PARIS (Reuters) - France’s government sought on Tuesday to reassure the public about safety during year-end festivities after a suspected militant attack on a Christmas market in Berlin, saying security forces were working round the clock to prevent such violence.
French Interior Minister Bruno Le Roux met his German counterpart in Berlin hours before a truck mowed into crowds at a Christmas market there on Monday evening, killing 12 and injuring dozens more in what police say was a suspected terrorist attack.]
The Berlin incident revived memories of the attack last July 14 in which a man drove a large truck into crowds of people celebrating the Bastille Day national holiday in the French Riviera city of Nice, killing 86.

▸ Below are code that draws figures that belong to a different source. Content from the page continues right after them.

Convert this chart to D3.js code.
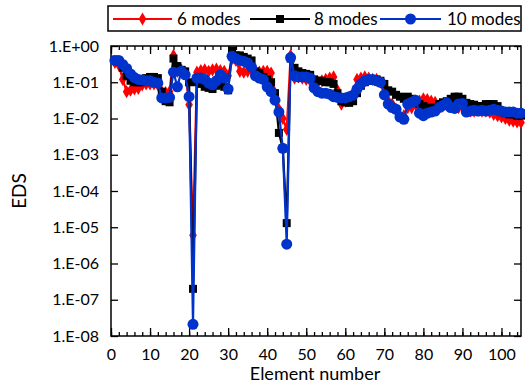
<!DOCTYPE html>
<html>
<head>
<meta charset="utf-8">
<script src="https://cdn.jsdelivr.net/npm/d3@7"></script>
<style>
  body { margin: 0; background: #fff; }
  text { font-family: Lato, "Open Sans", sans-serif; fill: #000; }
</style>
</head>
<body>
<div id="chart"></div>
<script>
// EDS per element, elements 1..105
var modes6 = [0.35, 0.30, 0.12, 0.055, 0.06, 0.065, 0.068, 0.085, 0.09, 0.09,
  0.09, 0.085, 0.055, 0.052, 0.055, 0.55, 0.2, 0.22, 0.19, 0.024,
  6e-6, 0.19, 0.21, 0.22, 0.2, 0.22, 0.23, 0.21, 0.2, 0.15,
  0.45, 0.4, 0.2, 0.19, 0.2, 0.22, 0.2, 0.19, 0.2, 0.2,
  0.18, 0.05, 0.018, 0.01, 0.005, 0.55, 0.13, 0.14, 0.13, 0.12,
  0.11, 0.1, 0.1, 0.11, 0.12, 0.13, 0.14, 0.06, 0.025, 0.03,
  0.035, 0.05, 0.12, 0.13, 0.14, 0.13, 0.12, 0.12, 0.1, 0.05,
  0.03, 0.025, 0.018, 0.012, 0.012, 0.02, 0.02, 0.025, 0.03, 0.035,
  0.033, 0.03, 0.028, 0.022, 0.022, 0.024, 0.022, 0.02, 0.02, 0.021,
  0.017, 0.016, 0.016, 0.017, 0.016, 0.016, 0.015, 0.013, 0.012, 0.011,
  0.01, 0.009, 0.0085, 0.008, 0.0078];

var modes8 = [0.42, 0.38, 0.25, 0.15, 0.11, 0.10, 0.10, 0.10, 0.13, 0.14,
  0.14, 0.13, 0.055, 0.03, 0.028, 0.45, 0.28, 0.22, 0.20, 0.10,
  2e-7, 0.10, 0.09, 0.075, 0.07, 0.065, 0.08, 0.09, 0.075, 0.06,
  0.75, 0.55, 0.55, 0.5, 0.45, 0.4, 0.2, 0.18, 0.14, 0.12,
  0.1, 0.05, 0.004, 0.0015, 1.3e-5, 0.45, 0.25, 0.2, 0.18, 0.17,
  0.16, 0.12, 0.11, 0.11, 0.1, 0.1, 0.09, 0.05, 0.03, 0.028,
  0.027, 0.03, 0.05, 0.08, 0.1, 0.11, 0.11, 0.12, 0.11, 0.09,
  0.06, 0.055, 0.045, 0.04, 0.035, 0.04, 0.035, 0.03, 0.025, 0.022,
  0.02, 0.018, 0.02, 0.025, 0.028, 0.03, 0.035, 0.04, 0.04, 0.035,
  0.027, 0.025, 0.024, 0.022, 0.022, 0.025, 0.025, 0.025, 0.022, 0.015,
  0.014, 0.013, 0.013, 0.012, 0.012];

var modes10 = [0.40, 0.40, 0.31, 0.24, 0.17, 0.135, 0.12, 0.115, 0.11, 0.11,
  0.10, 0.095, 0.037, 0.037, 0.038, 0.19, 0.075, 0.20, 0.16, 0.04,
  2.1e-8, 0.13, 0.13, 0.12, 0.095, 0.085, 0.11, 0.16, 0.13, 0.065,
  0.52, 0.45, 0.40, 0.38, 0.34, 0.26, 0.15, 0.13, 0.12, 0.075,
  0.055, 0.032, 0.015, 0.0015, 3.4e-6, 0.48, 0.15, 0.14, 0.14, 0.14,
  0.13, 0.07, 0.055, 0.05, 0.05, 0.047, 0.04, 0.038, 0.037, 0.037,
  0.04, 0.044, 0.065, 0.09, 0.11, 0.12, 0.12, 0.11, 0.1, 0.045,
  0.025, 0.02, 0.018, 0.011, 0.0095, 0.025, 0.028, 0.032, 0.014, 0.012,
  0.014, 0.015, 0.016, 0.02, 0.023, 0.027, 0.02, 0.019, 0.025, 0.026,
  0.015, 0.016, 0.017, 0.016, 0.017, 0.016, 0.017, 0.018, 0.017, 0.016,
  0.015, 0.015, 0.015, 0.014, 0.014];

var seriesNames = ['6 modes', '8 modes', '10 modes'];
var seriesColors = ['#ff0000', '#000000', '#0033cc'];
var seriesShapes = [d3.symbolDiamond, d3.symbolSquare, d3.symbolCircle];
var seriesSizes = [50, 64, 95];
var yTicks = [1e0, 1e-1, 1e-2, 1e-3, 1e-4, 1e-5, 1e-6, 1e-7, 1e-8];
var yTickLabels = ['1.E+00', '1.E-01', '1.E-02', '1.E-03', '1.E-04', '1.E-05', '1.E-06', '1.E-07', '1.E-08'];
var xTicks = [0, 10, 20, 30, 40, 50, 60, 70, 80, 90, 100];

var margin = {top: 46, right: 4, bottom: 50, left: 111};
var width_svg = 525, height_svg = 386;
var width = width_svg - margin.left - margin.right;
var height = height_svg - margin.top - margin.bottom;

var svg = d3.select('#chart').append('svg')
    .attr('width', width_svg)
    .attr('height', height_svg);

var x = d3.scaleLinear().domain([0, 105]).range([margin.left, margin.left + width]);
var y = d3.scaleLog().domain([1e-8, 1]).range([margin.top + height, margin.top]);

// minor x ticks every 2, inside
var minor = d3.range(0, 106, 2);

var axisG = svg.append('g');
axisG.append('g')
    .attr('transform', 'translate(0,' + (margin.top + height) + ')')
    .call(d3.axisBottom(x).tickValues(minor).tickSize(-4).tickFormat(''));
axisG.append('g')
    .attr('transform', 'translate(0,' + (margin.top + height) + ')')
    .call(d3.axisBottom(x).tickValues(xTicks).tickSize(-8).tickPadding(13).tickFormat(d3.format('d')));
axisG.append('g')
    .attr('transform', 'translate(0,' + margin.top + ')')
    .call(d3.axisTop(x).tickValues(minor).tickSize(-4).tickFormat(''));
axisG.append('g')
    .attr('transform', 'translate(0,' + margin.top + ')')
    .call(d3.axisTop(x).tickValues(xTicks).tickSize(-8).tickFormat(''));
axisG.append('g')
    .attr('transform', 'translate(' + margin.left + ',0)')
    .call(d3.axisLeft(y).tickValues(yTicks).tickSize(-7).tickPadding(12)
        .tickFormat(function(d, i) { return yTickLabels[i]; }));
axisG.append('g')
    .attr('transform', 'translate(' + (margin.left + width) + ',0)')
    .call(d3.axisRight(y).tickValues(yTicks).tickSize(-7).tickFormat(''));

axisG.selectAll('.domain').remove();
axisG.selectAll('line').attr('stroke', '#000').attr('stroke-width', 1.3);
axisG.selectAll('text').style('font-size', '16px').style('font-family', 'Lato, sans-serif');

// frame
svg.append('rect')
    .attr('x', margin.left)
    .attr('y', margin.top)
    .attr('width', width)
    .attr('height', height)
    .attr('fill', 'none')
    .attr('stroke', '#000')
    .attr('stroke-width', 1.5);

var allSeries = [modes6, modes8, modes10];
var line = d3.line()
    .x(function(d, i) { return x(i + 1); })
    .y(function(d) { return y(d); });

allSeries.forEach(function(vals, k) {
    var g = svg.append('g');
    g.append('path')
        .datum(vals)
        .attr('fill', 'none')
        .attr('stroke', seriesColors[k])
        .attr('stroke-width', 2.2)
        .attr('d', line);
    g.selectAll('path.pt')
        .data(vals)
        .join('path')
        .attr('class', 'pt')
        .attr('transform', function(d, i) { return 'translate(' + x(i + 1) + ',' + y(d) + ')'; })
        .attr('d', d3.symbol().type(seriesShapes[k]).size(seriesSizes[k]))
        .attr('fill', seriesColors[k]);
});

// axis titles
svg.append('text')
    .attr('x', 315)
    .attr('y', 380)
    .attr('text-anchor', 'middle')
    .style('font-size', '18px')
    .text('Element number');

svg.append('text')
    .attr('transform', 'translate(26,' + (margin.top + height / 2) + ') rotate(-90)')
    .attr('text-anchor', 'middle')
    .style('font-size', '19px')
    .text('EDS');

// legend
var legend = svg.append('g');
legend.append('rect')
    .attr('x', 108).attr('y', 6)
    .attr('width', 413).attr('height', 25)
    .attr('fill', '#fff')
    .attr('stroke', '#000')
    .attr('stroke-width', 1.5);

var legendPos = [{x0: 113, x1: 172, t: 177}, {x0: 250, x1: 310, t: 314}, {x0: 380, x1: 441, t: 447}];
seriesNames.forEach(function(name, k) {
    var p = legendPos[k];
    legend.append('line')
        .attr('x1', p.x0).attr('x2', p.x1)
        .attr('y1', 19).attr('y2', 19)
        .attr('stroke', seriesColors[k])
        .attr('stroke-width', 2);
    legend.append('path')
        .attr('transform', 'translate(' + (p.x0 + p.x1) / 2 + ',19)')
        .attr('d', d3.symbol().type(seriesShapes[k]).size(seriesSizes[k]))
        .attr('fill', seriesColors[k]);
    legend.append('text')
        .attr('x', p.t).attr('y', 25)
        .style('font-size', '17px')
        .text(name);
});
</script>
</body>
</html>
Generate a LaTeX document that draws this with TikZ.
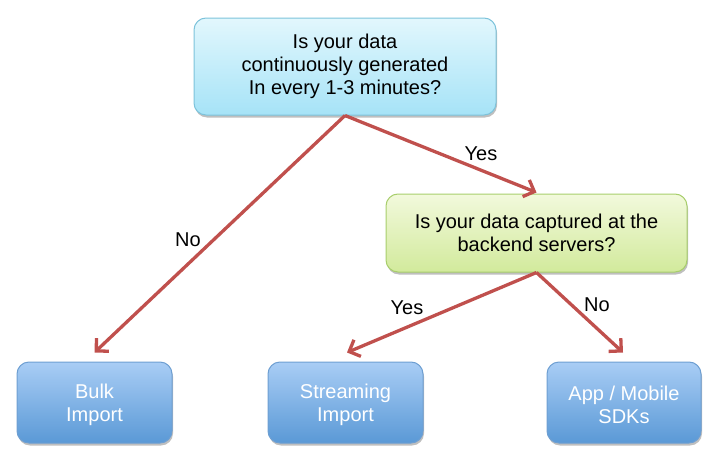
\documentclass[tikz,border=0pt]{standalone}
\usepackage{fontspec}
\setmainfont{Liberation Sans}
\usetikzlibrary{arrows.meta,shadows}
\definecolor{arrowred}{HTML}{C0504D}
\definecolor{cyantop}{HTML}{E2F7FD}
\definecolor{cyanbot}{HTML}{A6E3F7}
\definecolor{cyanline}{HTML}{7DC3DB}
\definecolor{greentop}{HTML}{F2F9DC}
\definecolor{greenbot}{HTML}{D2EA9C}
\definecolor{greenline}{HTML}{A8CE6C}
\definecolor{bluetop}{HTML}{A9CDF5}
\definecolor{bluebot}{HTML}{5A99D6}
\definecolor{blueline}{HTML}{6E9FD2}
\tikzset{
  box/.style={rounded corners=12pt, line width=1pt, align=center,
    font=\fontsize{20}{23}\selectfont, inner sep=0pt,
    drop shadow={shadow xshift=1pt, shadow yshift=-2.5pt, opacity=0.25, fill=black}},
  qcyan/.style={box, draw=cyanline, top color=cyantop, bottom color=cyanbot, text=black},
  qgreen/.style={box, draw=greenline, top color=greentop, bottom color=greenbot, text=black},
  result/.style={box, draw=blueline, top color=bluetop, bottom color=bluebot, text=white,
    minimum width=155pt, minimum height=81pt, text height=42pt},
  link/.style={draw=arrowred, line width=3.3pt, -{Straight Barb[length=9pt,width=18pt,line width=3.3pt]}},
  lbl/.style={font=\fontsize{20}{23}\selectfont, inner sep=0pt}
}
\begin{document}
\begin{tikzpicture}[x=1pt,y=1pt]
\useasboundingbox (0,0) rectangle (724,-466);
\node[qcyan, minimum width=302pt, minimum height=97pt] (q1) at (345,-66.5)
  {Is your data\\continuously generated\\In every 1-3 minutes?};
\node[qgreen, minimum width=301pt, minimum height=78pt] (q2) at (536.5,-233)
  {Is your data captured at the\\backend servers?};
\node[result] (bulk) at (94.5,-402.5) {Bulk\\Import};
\node[result] (stream) at (345.5,-402.5) {Streaming\\Import};
\node[result, minimum width=154pt] (app) at (624,-402.5) {App / Mobile\\SDKs};
\draw[link] (q1.south) -- ([yshift=9pt]bulk.north);
\draw[link] (q1.south) -- ([yshift=1pt]q2.north);
\draw[link] (q2.south) -- ([xshift=1.5pt,yshift=9pt]stream.north);
\draw[link] (q2.south) -- ([xshift=-1pt,yshift=9pt]app.north);
\node[lbl] (no1) at (188,-240) {No};
\node[lbl] (yes1) at (481,-154) {Yes};
\node[lbl] (yes2) at (407,-308) {Yes};
\node[lbl] (no2) at (597,-305) {No};
\end{tikzpicture}
\end{document}
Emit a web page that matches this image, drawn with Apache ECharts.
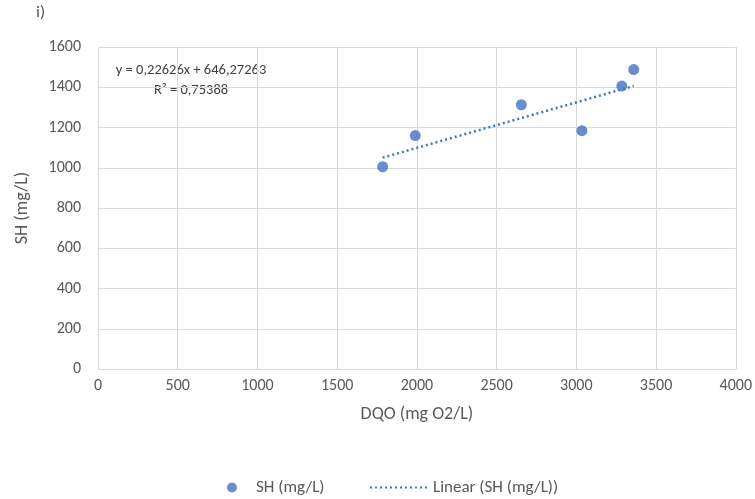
<!DOCTYPE html>
<html>
<head>
  <meta charset="utf-8">
  <title>SH vs DQO</title>
  <script src="https://cdn.jsdelivr.net/npm/echarts@6/dist/echarts.min.js"></script>
  <style>
    html, body { margin: 0; padding: 0; background: #fff; }
    #chart { width: 755px; height: 499px; }
  </style>
</head>
<body>
  <div id="chart"></div>
  <script>
    // datos
    var dqo = [1785, 1990, 2655, 3035, 3285, 3360];
    var sh = [1005, 1160, 1313, 1184, 1406, 1488];
    var xTicks = [0, 500, 1000, 1500, 2000, 2500, 3000, 3500, 4000];
    var yTicks = [0, 200, 400, 600, 800, 1000, 1200, 1400, 1600];
    var slope = 0.22626;
    var intercept = 646.27263;
    var r2 = '0,75388';

    var font = 'Carlito, "Liberation Sans", Arial, sans-serif';
    var gray = '#595959';
    var blue = '#4472C4';

    var points = dqo.map(function (x, i) { return [x, sh[i]]; });
    var xMin = Math.min.apply(null, dqo);
    var xMax = Math.max.apply(null, dqo);
    var trend = [[xMin, slope * xMin + intercept], [xMax, slope * xMax + intercept]];

    var chart = echarts.init(document.getElementById('chart'));
    chart.setOption({
      animation: false,
      textStyle: { fontFamily: font, color: gray },
      grid: { left: 98, right: 17, top: 47, bottom: 130 },
      graphic: [
        { type: 'text', left: 36, top: 4, style: { text: 'i)', font: '17px ' + font, fill: gray } },
        { type: 'text', x: 191, y: 70, style: { text: 'y = 0,22626x + 646,27263', font: '14.5px ' + font, fill: '#404040', align: 'center', verticalAlign: 'middle' } },
        { type: 'text', x: 191, y: 90, style: { text: 'R\u00b2 = ' + r2, font: '14.5px ' + font, fill: '#404040', align: 'center', verticalAlign: 'middle' } }
      ],
      legend: [
        { data: ['SH (mg/L)'], left: 222, top: 474, icon: 'circle', itemWidth: 10, itemHeight: 10, itemGap: 4,
          textStyle: { fontFamily: font, fontSize: 17, color: gray, padding: [0, 0, 0, 14] } },
        { data: [{ name: 'Linear (SH (mg/L))', itemStyle: { opacity: 0 } }], left: 364, top: 474,
          itemWidth: 60, itemHeight: 10, itemGap: 4,
          textStyle: { fontFamily: font, fontSize: 17, color: gray, padding: [0, 0, 0, -2] } }
      ],
      xAxis: {
        type: 'value', min: xTicks[0], max: xTicks[xTicks.length - 1], interval: 500,
        name: 'DQO (mg O2/L)', nameLocation: 'middle', nameGap: 36,
        nameTextStyle: { fontSize: 18, color: gray, fontFamily: font },
        axisLine: { show: true, lineStyle: { color: '#d9d9d9' } },
        axisTick: { show: false },
        axisLabel: { fontSize: 16, color: gray, margin: 9, formatter: function (v) { return String(v); } },
        splitLine: { show: true, lineStyle: { color: '#d9d9d9' } }
      },
      yAxis: {
        type: 'value', min: yTicks[0], max: yTicks[yTicks.length - 1], interval: 200,
        name: 'SH (mg/L)', nameLocation: 'middle', nameGap: 67, nameRotate: 90,
        nameTextStyle: { fontSize: 18, color: gray, fontFamily: font },
        axisLine: { show: false },
        axisTick: { show: false },
        axisLabel: { fontSize: 16, color: gray, margin: 17, formatter: function (v) { return String(v); } },
        splitLine: { show: true, lineStyle: { color: '#d9d9d9' } }
      },
      series: [
        {
          name: 'SH (mg/L)', type: 'scatter', data: points, symbolSize: 11,
          itemStyle: { color: blue }
        },
        {
          name: 'Linear (SH (mg/L))', type: 'line', data: trend, symbol: 'none',
          lineStyle: { color: blue, width: 2.5, type: [2, 3] },
          itemStyle: { color: blue }
        }
      ]
    });
  </script>
</body>
</html>
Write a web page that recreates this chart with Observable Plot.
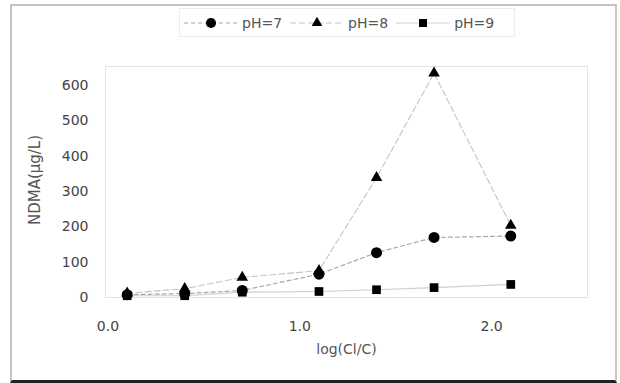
<!DOCTYPE html>
<html>
<head>
<meta charset="utf-8">
<script src="https://cdn.jsdelivr.net/npm/d3@7"></script>
<script src="https://cdn.jsdelivr.net/npm/@observablehq/plot@0.6"></script>
<style>
  html, body { margin: 0; padding: 0; background: #fff; }
  #wrap { position: relative; width: 620px; height: 383px; overflow: hidden; font-family: "DejaVu Sans", sans-serif; }
  #frame { position: absolute; left: 10px; top: 4px; width: 603px; height: 374px;
           border-left: 2px solid #c4c4c4; border-top: 2px solid #c4c4c4;
           border-right: 2px solid #c8c8c8; border-bottom: 3px solid #222; box-sizing: content-box; pointer-events: none; }
  #legend { position: absolute; left: 179px; top: 8px; height: 29px; width: 336px;
            border: 1px solid #ececec; box-sizing: border-box; display: flex; align-items: center; }
  .item { display: flex; align-items: center; margin-left: 4px; margin-right: 0px; }
  .item span { font-size: 14px; color: #555; margin-left: 4px; margin-right: 4px; }
  #plot { position: absolute; left: 0; top: 0; }
</style>
</head>
<body>
<div id="wrap">
  <div id="plot"></div>
  <div id="legend"></div>
  <div id="frame"></div>
</div>
<script>
// Data
const xValues = [0.1, 0.4, 0.7, 1.1, 1.4, 1.7, 2.1];
const pH7 = [8, 11, 20, 66, 127, 170, 174];
const pH8 = [12, 25, 57, 76, 339, 635, 204];
const pH9 = [5, 5, 15, 17, 22, 28, 37];
const seriesNames = ["pH=7", "pH=8", "pH=9"];
const xTicks = [0, 1, 2];
const yTicks = [0, 100, 200, 300, 400, 500, 600];

const seriesValues = [pH7, pH8, pH9];
const styles = {
  "pH=7": {symbol: "circle", r: 5.5, stroke: "#a8a8a8", dash: "4,3", lw: 1.2},
  "pH=8": {symbol: "triangle", r: 4.3, stroke: "#c4c4c4", dash: "6,3", lw: 1.1},
  "pH=9": {symbol: "square", r: 4.9, stroke: "#cfcfcf", dash: null, lw: 1.2}
};

const rows = [];
seriesNames.forEach((name, i) => {
  xValues.forEach((x, j) => rows.push({series: name, x, y: seriesValues[i][j]}));
});

const marks = [
  Plot.frame({stroke: "#e3e3e3"}),
  Plot.axisY({ticks: yTicks, tickSize: 0, tickPadding: 17, label: null, fill: "#444"}),
  Plot.axisX({ticks: xTicks, tickSize: 0, tickPadding: 24, tickFormat: d3.format(".1f"), label: null, fill: "#444"}),
  Plot.text(["NDMA(μg/L)"], {frameAnchor: "left", textAnchor: "middle", dx: -70, dy: -2, rotate: -90, fill: "#555", fontSize: 15, style: "letter-spacing:3px"}),
  Plot.text(["log(Cl/C)"], {frameAnchor: "bottom", textAnchor: "middle", dy: 56, fill: "#555", fontSize: 14, style: "letter-spacing:0.5px"})
];
// lines
for (const name of seriesNames) {
  const s = styles[name];
  marks.push(Plot.line(rows.filter(d => d.series === name), {
    x: "x", y: "y", stroke: s.stroke, strokeWidth: s.lw, strokeDasharray: s.dash
  }));
}
// points: squares, triangles, circles (circles on top)
for (const name of ["pH=9", "pH=8", "pH=7"]) {
  const s = styles[name];
  marks.push(Plot.dot(rows.filter(d => d.series === name), {
    x: "x", y: "y", symbol: s.symbol, r: s.r, fill: "#000", stroke: "none"
  }));
}

const chart = Plot.plot({
  width: 620,
  height: 383,
  marginLeft: 105,
  marginRight: 33,
  marginTop: 66,
  marginBottom: 86,
  style: {fontFamily: "DejaVu Sans, sans-serif", fontSize: "14px", background: "transparent", color: "#444"},
  x: {domain: [-0.013, 2.5]},
  y: {domain: [0, 654]},
  marks
});
document.getElementById("plot").appendChild(chart);

// legend
const legend = document.getElementById("legend");
for (const name of seriesNames) {
  const s = styles[name];
  const item = document.createElement("div");
  item.className = "item";
  const svg = d3.create("svg").attr("width", 54).attr("height", 14);
  svg.append("line").attr("x1", 0).attr("x2", 54).attr("y1", 7).attr("y2", 7)
    .attr("stroke", s.stroke).attr("stroke-width", s.lw).attr("stroke-dasharray", s.dash);
  const sym = {circle: d3.symbolCircle, triangle: d3.symbolTriangle, square: d3.symbolSquare}[s.symbol];
  svg.append("path").attr("transform", "translate(27,7)")
    .attr("d", d3.symbol(sym, Math.PI * s.r * s.r * 0.85)()).attr("fill", "#000");
  item.appendChild(svg.node());
  const t = document.createElement("span");
  t.textContent = name;
  item.appendChild(t);
  legend.appendChild(item);
}
</script>
</body>
</html>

Le Roux urged people to go out and party despite security fears, saying everything was being done to ensure protection, notably at hundreds of outdoor markets that draw millions of people into the streets at Christmas.
“Police and intelligence are on the job 24 hours a day. Protection is guaranteed. I want people to go out and enjoy themselves,” he told Europe 1 radio.
He headed to Strasbourg in northeastern France to one of Europe’s oldest Christmas markets, a sprawl of festive food, gift stalls and lights that draws about two million people ahead of Dec. 25, one of the main dates on the Christian calendar.
There are hundreds of similar markets across France, as in other European countries such as neighbouring Germany.
“We’re not going to give in to blackmail and terrorism,” said Strasbourg Mayor Roland Ries. “That would be tantamount to handing victory to them and their propaganda battle against the West.”
Large barriers had been erected to prevent vehicles entering the market zone in the ancient centre of Strasbourg, much of which is surrounded by canals and bridges, with security checks on people entering, Ries said.
More than 230 people have been killed in Islamist attacks over the last two years in France, including 130 in Paris by suicide bombers and gunmen in November 2015 - an assault for which the Islamic State militant group claimed responsibility.
Deployments of soldiers and police to sensitive sites such as airports and railways was boosted to 10,000 in the wake of the 2015 attacks, but later pared back to 7,000. Le Roux said the other 3,000 were on standby for year-end operations.